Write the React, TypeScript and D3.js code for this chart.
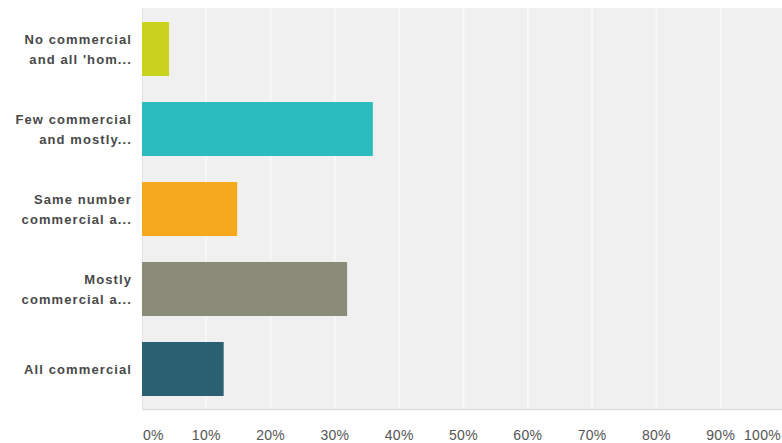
import React from "react";
import * as d3 from "d3";

const categories = ["c1", "c2", "c3", "c4", "c5"];
const labelLines = [
  ["No commercial", "and all 'hom..."],
  ["Few commercial", "and mostly..."],
  ["Same number", "commercial a..."],
  ["Mostly", "commercial a..."],
  ["All commercial"],
];
const values = [4.2, 35.9, 14.8, 31.9, 12.7];
const colors = ["#c9d31e", "#2bbcbf", "#f6a91c", "#8a8b79", "#2b5f72"];
const ticks = [0, 10, 20, 30, 40, 50, 60, 70, 80, 90, 100];

export default function App() {
  const W = 782;
  const H = 443;
  const x = d3.scaleLinear().domain([0, 100]).range([142, 785]);
  const y = d3
    .scaleBand<string>()
    .domain(categories)
    .range([9, 409])
    .paddingInner(0.325)
    .paddingOuter(0.1625);
  const font = "'Liberation Sans', Arial, Helvetica, sans-serif";
  return (
    <svg
      width={W}
      height={H}
      style={{ position: "absolute", left: 0, top: 0, background: "#fff" }}
    >
      <rect x={142} y={8} width={W - 142} height={401} fill="#f0f0f0" />
      {ticks.slice(1).map((t) => (
        <line
          key={t}
          x1={x(t)}
          x2={x(t)}
          y1={8}
          y2={409}
          stroke="#f9f9f9"
          strokeWidth={1.5}
        />
      ))}
      <line x1={142} x2={W} y1={409.5} y2={409.5} stroke="#dedede" strokeWidth={1.5} />
      <line x1={142.5} x2={142.5} y1={8} y2={410} stroke="#e4e4e4" strokeWidth={1} />
      {categories.map((c, i) => (
        <rect
          key={c}
          x={x(0)}
          y={y(c)!}
          width={x(values[i]) - x(0)}
          height={y.bandwidth()}
          fill={colors[i]}
        />
      ))}
      {categories.map((c, i) => {
        const lines = labelLines[i];
        const cy = y(c)! + y.bandwidth() / 2;
        const lh = 20;
        const start = cy - ((lines.length - 1) * lh) / 2 + 4.5;
        return (
          <text
            key={c}
            textAnchor="end"
            fontFamily={font}
            fontWeight="bold"
            fontSize={13}
            letterSpacing={1.1}
            fill="#484848"
          >
            {lines.map((l, j) => (
              <tspan key={j} x={132} y={start + j * lh}>
                {l}
              </tspan>
            ))}
          </text>
        );
      })}
      {ticks.map((t) => {
        let anchor: "start" | "middle" | "end" = "middle";
        let tx = x(t);
        if (t === 0) {
          anchor = "start";
          tx = 143;
        }
        if (t === 100) {
          anchor = "end";
          tx = 781;
        }
        return (
          <text
            key={t}
            x={tx}
            y={440}
            textAnchor={anchor}
            fontFamily={font}
            fontSize={14}
            letterSpacing={0.3}
            fill="#555"
          >
            {t}%
          </text>
        );
      })}
    </svg>
  );
}
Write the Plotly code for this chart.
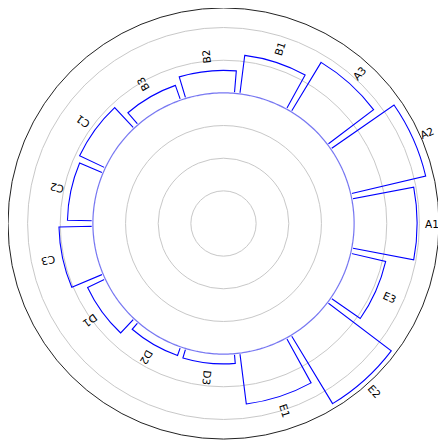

• [THE REQUEST]:
Return exactly what appears from the opening line of the material through the line with "80, 90, 100];", apart from the pictures.

• [SOLUTION BELOW]:
Write the React, TypeScript and D3.js code for this chart.
import React from "react";
import * as d3 from "d3";

const categories = ["c1", "c2", "c3", "c4", "c5"];
const labelLines = [
  ["No commercial", "and all 'hom..."],
  ["Few commercial", "and mostly..."],
  ["Same number", "commercial a..."],
  ["Mostly", "commercial a..."],
  ["All commercial"],
];
const values = [4.2, 35.9, 14.8, 31.9, 12.7];
const colors = ["#c9d31e", "#2bbcbf", "#f6a91c", "#8a8b79", "#2b5f72"];
const ticks = [0, 10, 20, 30, 40, 50, 60, 70, 80, 90, 100];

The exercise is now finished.